- **Do this**: From the opening line of the records through the line bearing "s.set_linewidth(1.4)", set down every line exactly.

- **Excerpted data**:
□ □ □
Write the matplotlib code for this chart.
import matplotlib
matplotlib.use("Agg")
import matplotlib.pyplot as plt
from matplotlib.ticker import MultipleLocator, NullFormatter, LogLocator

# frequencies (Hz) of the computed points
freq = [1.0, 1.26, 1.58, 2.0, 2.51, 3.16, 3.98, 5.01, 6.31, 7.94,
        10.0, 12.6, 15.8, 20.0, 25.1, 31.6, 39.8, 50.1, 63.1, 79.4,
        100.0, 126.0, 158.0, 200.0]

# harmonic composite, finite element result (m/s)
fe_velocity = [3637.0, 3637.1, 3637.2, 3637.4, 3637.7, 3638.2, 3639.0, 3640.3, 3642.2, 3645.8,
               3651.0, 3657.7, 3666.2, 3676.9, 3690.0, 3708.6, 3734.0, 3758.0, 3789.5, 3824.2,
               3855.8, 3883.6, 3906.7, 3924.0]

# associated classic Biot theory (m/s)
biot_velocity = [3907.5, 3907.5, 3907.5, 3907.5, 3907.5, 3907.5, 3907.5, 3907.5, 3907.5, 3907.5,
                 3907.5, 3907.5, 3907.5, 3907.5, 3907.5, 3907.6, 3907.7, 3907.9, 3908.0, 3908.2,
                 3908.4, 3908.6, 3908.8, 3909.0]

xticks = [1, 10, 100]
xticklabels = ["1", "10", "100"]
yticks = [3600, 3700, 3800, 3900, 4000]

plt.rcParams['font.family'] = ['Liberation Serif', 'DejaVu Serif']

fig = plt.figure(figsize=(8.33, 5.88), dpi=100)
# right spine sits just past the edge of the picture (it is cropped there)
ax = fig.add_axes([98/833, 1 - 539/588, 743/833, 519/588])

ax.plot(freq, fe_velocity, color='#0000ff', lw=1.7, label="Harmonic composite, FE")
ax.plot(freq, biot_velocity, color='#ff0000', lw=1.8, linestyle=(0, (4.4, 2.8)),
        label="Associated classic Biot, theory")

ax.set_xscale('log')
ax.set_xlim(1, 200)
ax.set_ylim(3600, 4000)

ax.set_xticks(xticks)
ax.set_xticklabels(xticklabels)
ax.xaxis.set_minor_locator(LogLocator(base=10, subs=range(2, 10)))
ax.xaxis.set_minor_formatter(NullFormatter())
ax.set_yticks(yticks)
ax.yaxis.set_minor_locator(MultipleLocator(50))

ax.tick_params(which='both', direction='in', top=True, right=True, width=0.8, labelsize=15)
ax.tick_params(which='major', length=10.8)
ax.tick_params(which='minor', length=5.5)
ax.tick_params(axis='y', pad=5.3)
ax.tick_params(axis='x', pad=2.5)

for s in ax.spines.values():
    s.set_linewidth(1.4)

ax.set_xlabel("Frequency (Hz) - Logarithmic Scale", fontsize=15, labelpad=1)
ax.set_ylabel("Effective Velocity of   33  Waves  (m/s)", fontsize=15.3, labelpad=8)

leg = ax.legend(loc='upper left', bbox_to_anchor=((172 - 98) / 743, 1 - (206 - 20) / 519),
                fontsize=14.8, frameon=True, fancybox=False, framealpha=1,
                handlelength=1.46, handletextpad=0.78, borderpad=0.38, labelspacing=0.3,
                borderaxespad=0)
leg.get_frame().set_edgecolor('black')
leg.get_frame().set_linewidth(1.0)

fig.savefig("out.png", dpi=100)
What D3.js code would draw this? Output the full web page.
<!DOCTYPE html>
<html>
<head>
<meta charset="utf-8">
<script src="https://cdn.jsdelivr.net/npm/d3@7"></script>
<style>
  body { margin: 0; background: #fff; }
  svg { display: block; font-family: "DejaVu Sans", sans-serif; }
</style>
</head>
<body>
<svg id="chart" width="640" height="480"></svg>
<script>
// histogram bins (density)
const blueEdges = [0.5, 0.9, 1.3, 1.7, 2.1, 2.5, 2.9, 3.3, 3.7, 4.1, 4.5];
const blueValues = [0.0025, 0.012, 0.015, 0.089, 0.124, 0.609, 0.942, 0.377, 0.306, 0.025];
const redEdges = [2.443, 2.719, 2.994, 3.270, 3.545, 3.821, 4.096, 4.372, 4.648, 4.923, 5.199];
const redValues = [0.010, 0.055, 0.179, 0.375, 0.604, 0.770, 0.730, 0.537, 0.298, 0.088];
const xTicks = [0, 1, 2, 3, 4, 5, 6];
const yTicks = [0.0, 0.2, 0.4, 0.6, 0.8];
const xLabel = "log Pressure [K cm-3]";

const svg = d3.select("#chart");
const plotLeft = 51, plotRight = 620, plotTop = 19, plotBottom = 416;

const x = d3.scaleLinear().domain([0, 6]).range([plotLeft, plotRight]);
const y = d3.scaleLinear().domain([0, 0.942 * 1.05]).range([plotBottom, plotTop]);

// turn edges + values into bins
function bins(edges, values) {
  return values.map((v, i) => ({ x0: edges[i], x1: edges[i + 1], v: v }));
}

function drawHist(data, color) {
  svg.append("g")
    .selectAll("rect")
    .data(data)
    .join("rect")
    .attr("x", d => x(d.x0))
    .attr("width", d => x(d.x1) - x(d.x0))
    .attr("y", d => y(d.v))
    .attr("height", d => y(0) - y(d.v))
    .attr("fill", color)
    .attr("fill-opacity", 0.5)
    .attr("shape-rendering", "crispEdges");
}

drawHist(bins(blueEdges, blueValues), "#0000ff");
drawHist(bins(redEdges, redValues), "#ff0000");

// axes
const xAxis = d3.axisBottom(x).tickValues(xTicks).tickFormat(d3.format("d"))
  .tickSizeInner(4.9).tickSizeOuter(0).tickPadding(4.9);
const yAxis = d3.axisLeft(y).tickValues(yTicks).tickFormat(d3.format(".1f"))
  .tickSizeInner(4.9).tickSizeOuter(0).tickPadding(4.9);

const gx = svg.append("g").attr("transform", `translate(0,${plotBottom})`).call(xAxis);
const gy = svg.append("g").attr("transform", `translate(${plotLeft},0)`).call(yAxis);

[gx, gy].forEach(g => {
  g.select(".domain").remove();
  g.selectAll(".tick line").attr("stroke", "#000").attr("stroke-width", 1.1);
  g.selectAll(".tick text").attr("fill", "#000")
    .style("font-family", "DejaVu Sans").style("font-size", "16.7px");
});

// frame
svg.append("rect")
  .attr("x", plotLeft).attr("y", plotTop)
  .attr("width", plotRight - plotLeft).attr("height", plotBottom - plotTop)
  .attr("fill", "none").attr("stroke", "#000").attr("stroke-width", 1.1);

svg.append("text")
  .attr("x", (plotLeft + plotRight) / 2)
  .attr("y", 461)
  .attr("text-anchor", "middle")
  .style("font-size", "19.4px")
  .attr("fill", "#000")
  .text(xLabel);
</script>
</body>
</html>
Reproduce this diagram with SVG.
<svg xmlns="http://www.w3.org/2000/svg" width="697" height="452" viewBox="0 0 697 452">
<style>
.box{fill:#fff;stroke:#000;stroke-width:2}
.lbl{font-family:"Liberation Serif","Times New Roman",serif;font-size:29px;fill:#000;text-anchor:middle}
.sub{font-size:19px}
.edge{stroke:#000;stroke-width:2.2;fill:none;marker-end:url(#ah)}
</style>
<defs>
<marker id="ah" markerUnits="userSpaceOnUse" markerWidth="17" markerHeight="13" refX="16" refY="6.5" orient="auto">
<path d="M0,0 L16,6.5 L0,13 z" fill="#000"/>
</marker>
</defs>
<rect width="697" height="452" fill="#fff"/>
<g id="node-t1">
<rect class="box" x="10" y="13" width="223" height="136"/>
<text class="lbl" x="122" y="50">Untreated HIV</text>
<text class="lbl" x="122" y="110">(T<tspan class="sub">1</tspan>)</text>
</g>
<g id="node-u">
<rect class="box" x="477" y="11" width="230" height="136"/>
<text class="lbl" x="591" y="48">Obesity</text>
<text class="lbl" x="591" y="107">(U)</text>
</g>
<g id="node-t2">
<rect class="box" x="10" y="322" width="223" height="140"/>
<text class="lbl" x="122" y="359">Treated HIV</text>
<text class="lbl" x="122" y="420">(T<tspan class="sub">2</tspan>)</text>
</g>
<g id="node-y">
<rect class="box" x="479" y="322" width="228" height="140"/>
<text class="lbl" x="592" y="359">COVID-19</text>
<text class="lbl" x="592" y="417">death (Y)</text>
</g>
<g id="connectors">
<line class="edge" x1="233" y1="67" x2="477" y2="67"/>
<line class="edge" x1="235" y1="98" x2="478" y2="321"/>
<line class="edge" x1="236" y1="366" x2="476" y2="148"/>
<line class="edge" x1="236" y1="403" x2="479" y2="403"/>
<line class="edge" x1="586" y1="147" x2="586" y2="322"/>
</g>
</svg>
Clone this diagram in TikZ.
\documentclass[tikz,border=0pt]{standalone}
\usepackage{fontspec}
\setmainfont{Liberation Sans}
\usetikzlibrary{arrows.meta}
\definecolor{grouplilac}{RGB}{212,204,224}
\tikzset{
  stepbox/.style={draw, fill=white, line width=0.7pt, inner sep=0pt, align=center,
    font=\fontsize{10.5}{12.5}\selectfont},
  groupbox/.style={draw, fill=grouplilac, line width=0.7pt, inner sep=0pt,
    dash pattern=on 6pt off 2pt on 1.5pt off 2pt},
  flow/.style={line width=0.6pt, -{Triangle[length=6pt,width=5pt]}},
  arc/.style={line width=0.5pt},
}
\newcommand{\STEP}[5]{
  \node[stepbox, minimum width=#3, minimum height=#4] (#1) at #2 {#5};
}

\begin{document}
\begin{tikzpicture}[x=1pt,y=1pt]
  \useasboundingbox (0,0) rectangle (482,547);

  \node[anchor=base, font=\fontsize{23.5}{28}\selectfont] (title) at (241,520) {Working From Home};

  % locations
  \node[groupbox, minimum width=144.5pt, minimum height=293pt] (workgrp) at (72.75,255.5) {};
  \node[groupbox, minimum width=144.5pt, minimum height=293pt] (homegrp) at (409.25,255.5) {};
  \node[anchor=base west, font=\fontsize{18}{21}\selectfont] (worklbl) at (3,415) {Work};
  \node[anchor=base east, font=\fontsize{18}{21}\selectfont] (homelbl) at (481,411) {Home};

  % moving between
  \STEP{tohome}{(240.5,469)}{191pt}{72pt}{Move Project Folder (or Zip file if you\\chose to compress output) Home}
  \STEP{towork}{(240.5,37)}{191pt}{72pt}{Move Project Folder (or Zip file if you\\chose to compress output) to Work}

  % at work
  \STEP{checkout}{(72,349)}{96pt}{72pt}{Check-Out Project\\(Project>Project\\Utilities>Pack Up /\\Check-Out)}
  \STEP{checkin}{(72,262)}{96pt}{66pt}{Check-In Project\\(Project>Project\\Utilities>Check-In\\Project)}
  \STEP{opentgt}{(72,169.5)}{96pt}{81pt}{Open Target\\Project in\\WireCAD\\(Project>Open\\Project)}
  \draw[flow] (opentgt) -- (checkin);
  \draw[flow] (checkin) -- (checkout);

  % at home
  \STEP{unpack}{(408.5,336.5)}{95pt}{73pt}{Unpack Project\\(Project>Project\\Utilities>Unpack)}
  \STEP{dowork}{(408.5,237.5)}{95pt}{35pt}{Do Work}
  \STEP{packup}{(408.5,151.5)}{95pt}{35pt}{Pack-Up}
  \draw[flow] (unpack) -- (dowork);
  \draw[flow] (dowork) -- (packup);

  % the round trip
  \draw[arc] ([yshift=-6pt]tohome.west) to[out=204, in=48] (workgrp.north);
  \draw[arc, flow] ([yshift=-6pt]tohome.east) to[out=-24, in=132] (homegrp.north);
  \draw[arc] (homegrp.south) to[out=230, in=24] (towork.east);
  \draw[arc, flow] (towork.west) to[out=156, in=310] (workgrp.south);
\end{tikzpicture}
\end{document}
□ □ □
- **Exercise answer**:
Write the matplotlib code for this chart.
import matplotlib
matplotlib.use("Agg")
import matplotlib.pyplot as plt
from matplotlib.ticker import MultipleLocator, NullFormatter, LogLocator

# frequencies (Hz) of the computed points
freq = [1.0, 1.26, 1.58, 2.0, 2.51, 3.16, 3.98, 5.01, 6.31, 7.94,
        10.0, 12.6, 15.8, 20.0, 25.1, 31.6, 39.8, 50.1, 63.1, 79.4,
        100.0, 126.0, 158.0, 200.0]

# harmonic composite, finite element result (m/s)
fe_velocity = [3637.0, 3637.1, 3637.2, 3637.4, 3637.7, 3638.2, 3639.0, 3640.3, 3642.2, 3645.8,
               3651.0, 3657.7, 3666.2, 3676.9, 3690.0, 3708.6, 3734.0, 3758.0, 3789.5, 3824.2,
               3855.8, 3883.6, 3906.7, 3924.0]

# associated classic Biot theory (m/s)
biot_velocity = [3907.5, 3907.5, 3907.5, 3907.5, 3907.5, 3907.5, 3907.5, 3907.5, 3907.5, 3907.5,
                 3907.5, 3907.5, 3907.5, 3907.5, 3907.5, 3907.6, 3907.7, 3907.9, 3908.0, 3908.2,
                 3908.4, 3908.6, 3908.8, 3909.0]

xticks = [1, 10, 100]
xticklabels = ["1", "10", "100"]
yticks = [3600, 3700, 3800, 3900, 4000]

plt.rcParams['font.family'] = ['Liberation Serif', 'DejaVu Serif']

fig = plt.figure(figsize=(8.33, 5.88), dpi=100)
# right spine sits just past the edge of the picture (it is cropped there)
ax = fig.add_axes([98/833, 1 - 539/588, 743/833, 519/588])

ax.plot(freq, fe_velocity, color='#0000ff', lw=1.7, label="Harmonic composite, FE")
ax.plot(freq, biot_velocity, color='#ff0000', lw=1.8, linestyle=(0, (4.4, 2.8)),
        label="Associated classic Biot, theory")

ax.set_xscale('log')
ax.set_xlim(1, 200)
ax.set_ylim(3600, 4000)

ax.set_xticks(xticks)
ax.set_xticklabels(xticklabels)
ax.xaxis.set_minor_locator(LogLocator(base=10, subs=range(2, 10)))
ax.xaxis.set_minor_formatter(NullFormatter())
ax.set_yticks(yticks)
ax.yaxis.set_minor_locator(MultipleLocator(50))

ax.tick_params(which='both', direction='in', top=True, right=True, width=0.8, labelsize=15)
ax.tick_params(which='major', length=10.8)
ax.tick_params(which='minor', length=5.5)
ax.tick_params(axis='y', pad=5.3)
ax.tick_params(axis='x', pad=2.5)

for s in ax.spines.values():
    s.set_linewidth(1.4)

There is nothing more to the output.